Scientists use cloud of atoms as optical memory device

(Nanowerk News) Talk about storing data in the cloud. Scientists at the Joint Quantum Institute (JQI) of the National Institute of Standards and Technology (NIST) and the University of Maryland have taken this to a whole new level by demonstrating ("Spatially addressable readout and erasure of an image in a gradient echo memory") that they can store visual images within quite an ethereal memory device—a thin vapor of rubidium atoms. The effort may prove helpful in creating memory for quantum computers.
Their work builds on an approach developed at the Australian National University, where scientists showed that a rubidium vapor could be manipulated in interesting ways using magnetic fields and lasers. The vapor is contained in a small tube and magnetized, and a laser pulse made up of multiple light frequencies is fired through the tube.
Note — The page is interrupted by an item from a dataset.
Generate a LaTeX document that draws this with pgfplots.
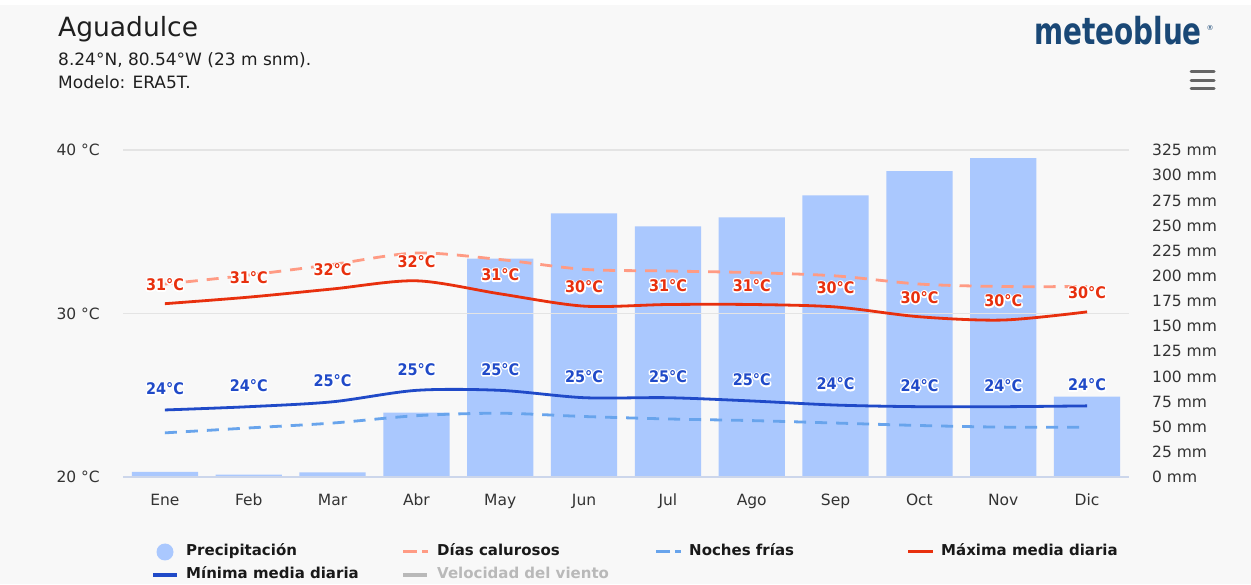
\documentclass[border=0pt]{standalone}
\usepackage{pgfplots}
\pgfplotsset{compat=1.18}
\usepackage{fontspec}
\setmainfont{DejaVu Sans}
\newfontfamily\dvcond{DejaVu Sans Condensed}
\newcommand{\halo}[1]{\special{pdf:literal 1 Tr 1 1 1 RG 3 w 1 j}#1\special{pdf:literal 0 Tr}}
\definecolor{bg}{RGB}{248,248,248}
\definecolor{barcol}{RGB}{170,200,254}
\definecolor{maxred}{RGB}{232,48,14}
\definecolor{hotdash}{RGB}{255,155,132}
\definecolor{minblue}{RGB}{32,74,200}
\definecolor{colddash}{RGB}{104,164,236}
\definecolor{txt}{RGB}{51,51,51}
\definecolor{gridc}{RGB}{228,228,228}
\definecolor{axc}{RGB}{204,214,235}
\definecolor{logoc}{RGB}{26,72,118}
\definecolor{windc}{RGB}{185,185,185}
\begin{document}
\begin{tikzpicture}[x=1pt,y=1pt]
\fill[white] (0,0) rectangle (1251,584);
\fill[bg] (0,0) rectangle (1251,579);
\useasboundingbox (0,0) rectangle (1251,584);
% titles
\node[anchor=base west,inner sep=0pt,text=black!88] at (58,547) {\fontsize{26.5}{30}\selectfont Aguadulce};
\node[anchor=base west,inner sep=0pt,text=black!88] at (58,518) {\fontsize{17}{20}\selectfont 8.24°N, 80.54°W (23 m snm).};
\node[anchor=base west,inner sep=0pt,text=black!88] at (58,495) {\fontsize{17}{20}\selectfont Modelo: ERA5T.};
% logo
\node[anchor=base west,inner sep=0pt,text=logoc,yscale=1.2] at (1034,539) {\fontsize{31}{34}\selectfont\dvcond\bfseries meteoblue};
\node[anchor=center,inner sep=0pt,text=logoc] at (1210,556) {\fontsize{7}{8}\selectfont ®};
% menu icon
\foreach \yy in {512,503,495} {\draw[line width=3pt,black!60,line cap=round] (1191,\yy) -- (1214,\yy);}

% precipitation axis (right)
\begin{axis}[
  at={(123pt,107pt)}, anchor=south west,
  scale only axis, width=1006pt, height=327pt,
  xmin=-0.5, xmax=11.5, ymin=0, ymax=325,
  axis line style={draw=none},
  major tick length=0pt, tick style={draw=none},
  xtick=\empty,
  ytick={0,25,...,325},
  yticklabels={0 mm,25 mm,50 mm,75 mm,100 mm,125 mm,150 mm,175 mm,200 mm,225 mm,250 mm,275 mm,300 mm,325 mm},
  yticklabel pos=right,
  yticklabel style={anchor=mid west, inner sep=0pt, xshift=23pt, yshift=-3pt, text=txt, font=\fontsize{15.5}{18}\selectfont},
]
\addplot[ybar, bar width=0.79, fill=barcol, draw=none] coordinates {
(0,5) (1,2.3) (2,4.7) (3,64) (4,217) (5,262) (6,249) (7,258) (8,280) (9,304) (10,317) (11,80)};
\end{axis}

% temperature axis (left)
\begin{axis}[
  at={(123pt,107pt)}, anchor=south west,
  scale only axis, width=1006pt, height=327pt,
  xmin=-0.5, xmax=11.5, ymin=20, ymax=40,
  axis line style={draw=none},
  major tick length=0pt, tick style={draw=none},
  xtick={0,...,11},
  xticklabels={Ene,Feb,Mar,Abr,May,Jun,Jul,Ago,Sep,Oct,Nov,Dic},
  xticklabel style={anchor=base, inner sep=0pt, yshift=-28pt, text=txt, font=\fontsize{15.5}{18}\selectfont},
  ytick={30,40},
  extra y ticks={20}, extra y tick style={grid=none},
  yticklabels={30 °C,40 °C},
  extra y tick labels={20 °C},
  yticklabel style={anchor=mid east, inner sep=0pt, xshift=-23pt, yshift=-3pt, text=txt, font=\fontsize{15.5}{18}\selectfont},
  ymajorgrids, grid style={gridc, line width=1.2pt},
  clip=false,
]
\draw[axc, line width=1.5pt] (rel axis cs:0,0) -- (rel axis cs:1,0);
\addplot[colddash, line width=2.8pt, dash pattern=on 12pt off 9pt, smooth, mark=none] coordinates {
(0,22.7) (1,23.0) (2,23.3) (3,23.75) (4,23.9) (5,23.7) (6,23.55) (7,23.45) (8,23.3) (9,23.15) (10,23.05) (11,23.05)};
\addplot[hotdash, line width=2.8pt, dash pattern=on 12pt off 9pt, smooth, mark=none] coordinates {
(0,31.8) (1,32.35) (2,33.0) (3,33.7) (4,33.3) (5,32.7) (6,32.6) (7,32.5) (8,32.3) (9,31.8) (10,31.65) (11,31.65)};
\addplot[minblue, line width=2.8pt, smooth, mark=none] coordinates {
(0,24.1) (1,24.3) (2,24.6) (3,25.3) (4,25.3) (5,24.85) (6,24.85) (7,24.65) (8,24.4) (9,24.3) (10,24.3) (11,24.35)};
\addplot[maxred, line width=2.8pt, smooth, mark=none] coordinates {
(0,30.6) (1,31.0) (2,31.5) (3,32.0) (4,31.2) (5,30.45) (6,30.55) (7,30.55) (8,30.4) (9,29.8) (10,29.6) (11,30.1)};
% labels (halo then text)
\addplot[draw=none, mark=none, point meta=explicit symbolic, nodes near coords={\halo{\pgfplotspointmeta°C}},
  every node near coord/.append style={anchor=mid, inner sep=0pt, yshift=16pt, text=white, font=\fontsize{16}{18}\selectfont\dvcond\bfseries}] coordinates {
(0,30.6)[31] (1,31.0)[31] (2,31.5)[32] (3,32.0)[32] (4,31.2)[31] (5,30.45)[30] (6,30.55)[31] (7,30.55)[31] (8,30.4)[30] (9,29.8)[30] (10,29.6)[30] (11,30.1)[30]};
\addplot[draw=none, mark=none, point meta=explicit symbolic, nodes near coords={\halo{\pgfplotspointmeta°C}},
  every node near coord/.append style={anchor=mid, inner sep=0pt, yshift=18pt, text=white, font=\fontsize{16}{18}\selectfont\dvcond\bfseries}] coordinates {
(0,24.1)[24] (1,24.3)[24] (2,24.6)[25] (3,25.3)[25] (4,25.3)[25] (5,24.85)[25] (6,24.85)[25] (7,24.65)[25] (8,24.4)[24] (9,24.3)[24] (10,24.3)[24] (11,24.35)[24]};
\addplot[draw=none, mark=none, point meta=explicit symbolic, nodes near coords={\pgfplotspointmeta°C},
  every node near coord/.append style={anchor=mid, inner sep=0pt, yshift=16pt, text=maxred, font=\fontsize{16}{18}\selectfont\dvcond\bfseries}] coordinates {
(0,30.6)[31] (1,31.0)[31] (2,31.5)[32] (3,32.0)[32] (4,31.2)[31] (5,30.45)[30] (6,30.55)[31] (7,30.55)[31] (8,30.4)[30] (9,29.8)[30] (10,29.6)[30] (11,30.1)[30]};
\addplot[draw=none, mark=none, point meta=explicit symbolic, nodes near coords={\pgfplotspointmeta°C},
  every node near coord/.append style={anchor=mid, inner sep=0pt, yshift=18pt, text=minblue, font=\fontsize{16}{18}\selectfont\dvcond\bfseries}] coordinates {
(0,24.1)[24] (1,24.3)[24] (2,24.6)[25] (3,25.3)[25] (4,25.3)[25] (5,24.85)[25] (6,24.85)[25] (7,24.65)[25] (8,24.4)[24] (9,24.3)[24] (10,24.3)[24] (11,24.35)[24]};
\end{axis}

% legend
\begin{scope}[every node/.style={anchor=mid west, inner sep=0pt, font=\fontsize{15}{18}\selectfont\bfseries}]
\fill[barcol] (165,32) circle (8.5);
\node[text=black!90] at (186,31) {Precipitación};
\draw[hotdash, line width=3pt] (403,32) -- (417,32) (422,32) -- (428,32);
\node[text=black!90] at (437,31) {Días calurosos};
\draw[colddash, line width=3pt] (656,32) -- (670,32) (675,32) -- (681,32);
\node[text=black!90] at (689,31) {Noches frías};
\draw[maxred, line width=3pt] (908,32) -- (933,32);
\node[text=black!90] at (941,31) {Máxima media diaria};
\draw[minblue, line width=3pt] (153,9) -- (177,9);
\node[text=black!90] at (186,8) {Mínima media diaria};
\draw[windc, line width=3pt] (403,9) -- (427,9);
\node[text=windc] at (437,8) {Velocidad del viento};
\end{scope}
\end{tikzpicture}
\end{document}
The energy level of each rubidium atom changes depending on which frequency strikes it, and these changes within the vapor become a sort of fingerprint of the pulse's characteristics. If the field's orientation is flipped, a second pulse fired through the vapor takes on the exact characteristics of the first pulse—in essence, a readout of the fingerprint.
"With our paper, we've taken this same idea and applied it to storing an image—basically moving up from storing a single 'pixel' of light information to about a hundred," says Paul Lett, a physicist with JQI and NIST's Quantum Measurement Division. "By modifying their technique, we have been able to store a simple image in the vapor and extract pieces of it at different times."
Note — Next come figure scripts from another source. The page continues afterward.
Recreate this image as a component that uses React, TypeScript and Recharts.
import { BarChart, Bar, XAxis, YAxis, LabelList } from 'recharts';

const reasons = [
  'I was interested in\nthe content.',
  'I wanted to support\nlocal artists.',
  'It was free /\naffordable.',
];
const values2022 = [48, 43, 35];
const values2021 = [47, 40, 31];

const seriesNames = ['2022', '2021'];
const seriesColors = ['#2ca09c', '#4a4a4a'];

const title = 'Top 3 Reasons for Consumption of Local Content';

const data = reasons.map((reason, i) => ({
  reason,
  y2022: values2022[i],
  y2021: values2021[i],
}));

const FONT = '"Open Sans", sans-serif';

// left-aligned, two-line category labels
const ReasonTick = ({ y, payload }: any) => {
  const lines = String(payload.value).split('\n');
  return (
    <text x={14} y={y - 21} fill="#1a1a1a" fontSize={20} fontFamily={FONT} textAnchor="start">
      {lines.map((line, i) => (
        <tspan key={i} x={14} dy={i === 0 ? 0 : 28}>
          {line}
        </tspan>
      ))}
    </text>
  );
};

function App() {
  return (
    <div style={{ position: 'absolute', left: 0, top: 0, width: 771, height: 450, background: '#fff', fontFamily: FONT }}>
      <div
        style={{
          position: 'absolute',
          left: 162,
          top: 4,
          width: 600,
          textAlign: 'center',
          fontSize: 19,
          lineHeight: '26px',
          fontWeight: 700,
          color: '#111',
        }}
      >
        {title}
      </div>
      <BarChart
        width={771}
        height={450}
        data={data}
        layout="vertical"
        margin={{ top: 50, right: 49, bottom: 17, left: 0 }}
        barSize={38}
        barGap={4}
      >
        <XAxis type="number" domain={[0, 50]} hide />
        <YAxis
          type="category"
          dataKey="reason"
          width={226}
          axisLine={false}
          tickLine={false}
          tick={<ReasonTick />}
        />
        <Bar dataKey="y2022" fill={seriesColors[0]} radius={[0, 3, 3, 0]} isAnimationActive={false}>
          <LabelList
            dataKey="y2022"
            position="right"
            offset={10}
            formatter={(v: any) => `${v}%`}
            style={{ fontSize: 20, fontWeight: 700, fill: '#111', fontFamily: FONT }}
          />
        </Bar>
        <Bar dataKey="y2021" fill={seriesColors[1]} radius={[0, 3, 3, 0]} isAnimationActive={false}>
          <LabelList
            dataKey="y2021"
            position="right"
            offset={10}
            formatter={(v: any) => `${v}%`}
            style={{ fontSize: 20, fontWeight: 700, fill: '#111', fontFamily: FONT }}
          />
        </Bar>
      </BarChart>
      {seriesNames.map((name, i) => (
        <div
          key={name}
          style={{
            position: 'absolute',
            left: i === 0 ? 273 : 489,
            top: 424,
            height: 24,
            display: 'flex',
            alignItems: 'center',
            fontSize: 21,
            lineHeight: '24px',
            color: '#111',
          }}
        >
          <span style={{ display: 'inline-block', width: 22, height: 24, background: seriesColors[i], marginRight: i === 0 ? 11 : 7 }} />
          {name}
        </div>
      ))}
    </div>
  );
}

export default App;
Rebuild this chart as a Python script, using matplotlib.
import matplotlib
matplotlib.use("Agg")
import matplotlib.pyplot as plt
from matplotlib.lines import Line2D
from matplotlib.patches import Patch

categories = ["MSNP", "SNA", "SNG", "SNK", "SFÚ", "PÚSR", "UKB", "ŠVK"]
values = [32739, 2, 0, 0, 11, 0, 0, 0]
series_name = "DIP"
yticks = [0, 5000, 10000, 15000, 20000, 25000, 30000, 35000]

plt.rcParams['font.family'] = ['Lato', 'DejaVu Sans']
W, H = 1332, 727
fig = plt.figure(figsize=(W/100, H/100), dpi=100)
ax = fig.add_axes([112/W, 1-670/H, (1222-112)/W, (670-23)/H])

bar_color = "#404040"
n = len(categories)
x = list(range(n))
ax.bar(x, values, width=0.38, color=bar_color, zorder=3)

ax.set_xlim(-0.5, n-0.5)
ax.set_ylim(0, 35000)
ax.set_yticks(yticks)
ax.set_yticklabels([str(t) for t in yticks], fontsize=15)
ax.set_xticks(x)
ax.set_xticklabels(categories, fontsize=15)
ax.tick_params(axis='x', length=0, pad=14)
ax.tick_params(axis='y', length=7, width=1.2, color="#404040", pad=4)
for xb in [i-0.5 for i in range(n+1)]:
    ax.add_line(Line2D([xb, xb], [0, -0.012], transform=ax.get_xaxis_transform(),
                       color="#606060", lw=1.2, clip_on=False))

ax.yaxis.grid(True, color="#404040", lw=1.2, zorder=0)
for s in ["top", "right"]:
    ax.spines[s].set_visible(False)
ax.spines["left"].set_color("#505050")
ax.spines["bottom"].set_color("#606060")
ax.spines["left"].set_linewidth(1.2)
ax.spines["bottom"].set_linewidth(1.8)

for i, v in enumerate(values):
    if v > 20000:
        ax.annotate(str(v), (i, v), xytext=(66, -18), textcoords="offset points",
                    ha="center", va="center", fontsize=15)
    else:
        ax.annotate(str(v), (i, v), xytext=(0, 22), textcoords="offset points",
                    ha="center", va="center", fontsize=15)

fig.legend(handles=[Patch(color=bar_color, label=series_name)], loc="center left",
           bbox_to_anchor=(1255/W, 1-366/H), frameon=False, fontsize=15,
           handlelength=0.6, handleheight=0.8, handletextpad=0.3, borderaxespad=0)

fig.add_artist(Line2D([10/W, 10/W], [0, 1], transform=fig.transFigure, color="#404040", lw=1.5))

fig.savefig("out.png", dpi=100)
It's a dramatic increase in the amount of information that can be stored and manipulated with this approach. But because atoms in a vapor are always in motion, the image can only be stored for about 10 milliseconds, and in any case the modifications the team made to the original technique introduce too much noise into the laser signal to make the improvements practically useful. So, should the term vaporware be applied here after all? Not quite, says Lett—because the whole point of the effort was not to build a device for market, but to learn more about how to create memory for next-generation quantum computers.
"What we've done here is store an image using classical physics. However, the ultimate goal is to store quantum information, which a quantum computer will need," he says. "Measuring what the rubidium atoms do as we manipulate them is teaching us how we might use them as quantum bits and what problems those bits might present. This way, when someone builds a solid-state system for a finished computer, we'll know how to handle them more effectively."